After reviewing thousands of real transfers:

  1. Check mid-market rate first. Google "100 USD to INR" or use currency converter.
  2. Compare 3 providers before any transfer above $200. Spread differences of 3-5% are common.
  3. For routine international income: open a Wise or Payoneer borderless account. The annual savings vs bank wires runs into thousands.
  4. For travel: get a multi-currency card OR a no-FX-fee credit card. Skip airport kiosks.
  5. Always say no to DCC when foreign card terminals ask "charge in your home currency?"
  6. For one-off large transfers: negotiate with your bank. They have flexibility above ₹2-3 lakh / $5K equivalent.
  7. Avoid PayPal for receiving: 4-5% receive fee + 3% currency conversion = 7-8% loss. Direct bank or Wise Borderless is dramatically cheaper.

Tools to use

The bottom line

The "exchange rate" Google shows is the mid-market rate — the wholesale benchmark you never personally get. Every retail provider adds a margin (spread) that compounds with fees.

Spreads in 2026 range from 0.4% (Wise) to 12%+ (airport kiosks) — a 30× difference.

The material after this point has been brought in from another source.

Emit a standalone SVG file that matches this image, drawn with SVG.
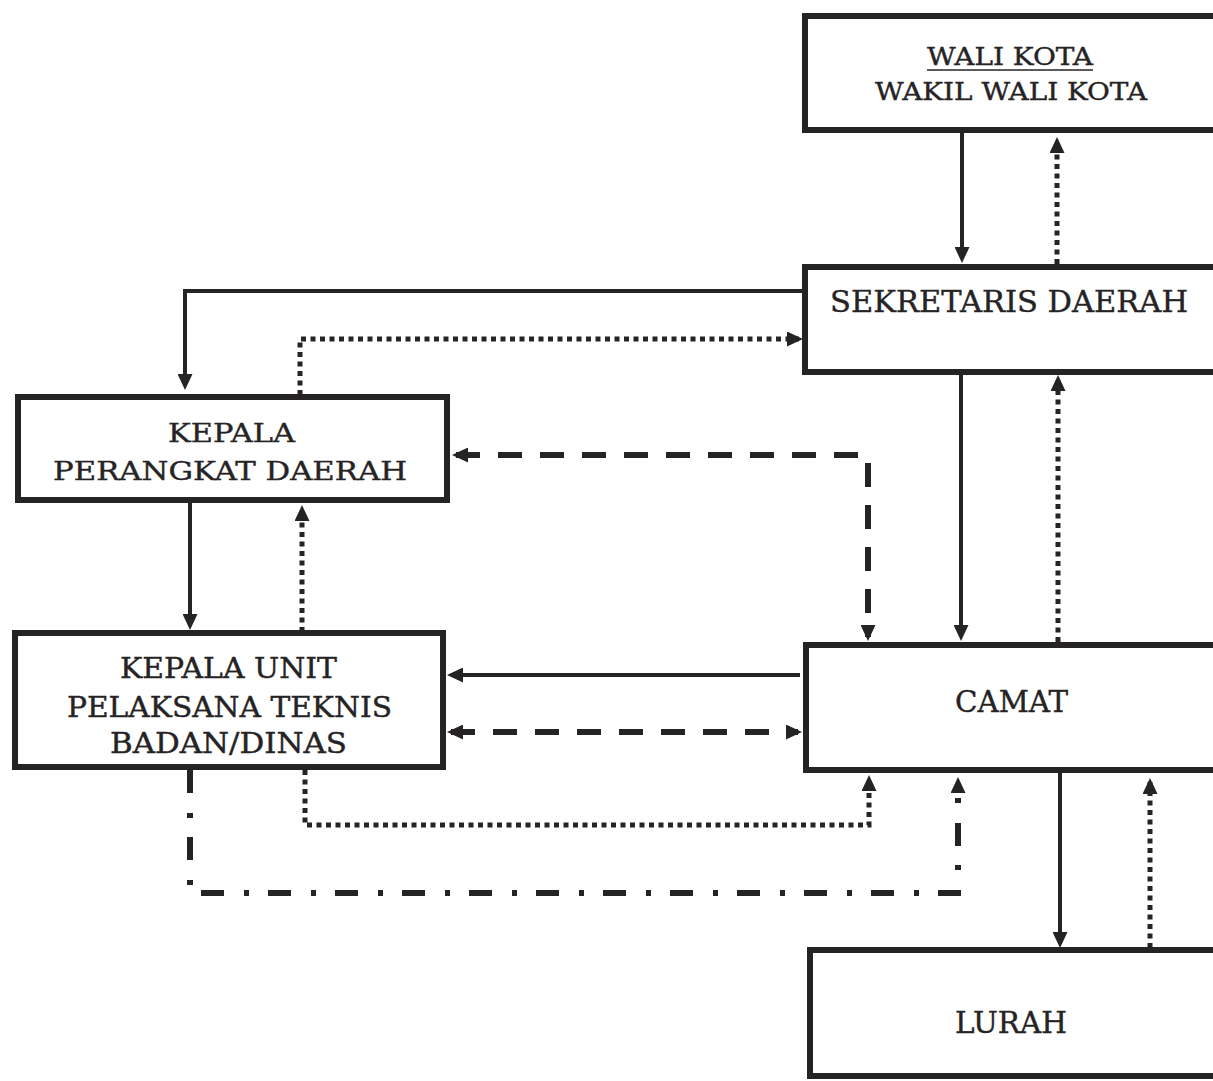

The single highest-leverage decision in international money movement is provider choice.

Always check the mid-market rate first. Compare 2-3 providers before any transfer. Use multi-currency cards for travel. Say no to Dynamic Currency Conversion. For routine international receipts, ditch PayPal for Wise or Payoneer.

The math compounds: an Indian freelancer earning $5,000/month internationally loses ₹4-5 lakh per year to bank-vs-Wise spread differences alone. The provider you pick is, over time, more impactful than the rate you "lock in."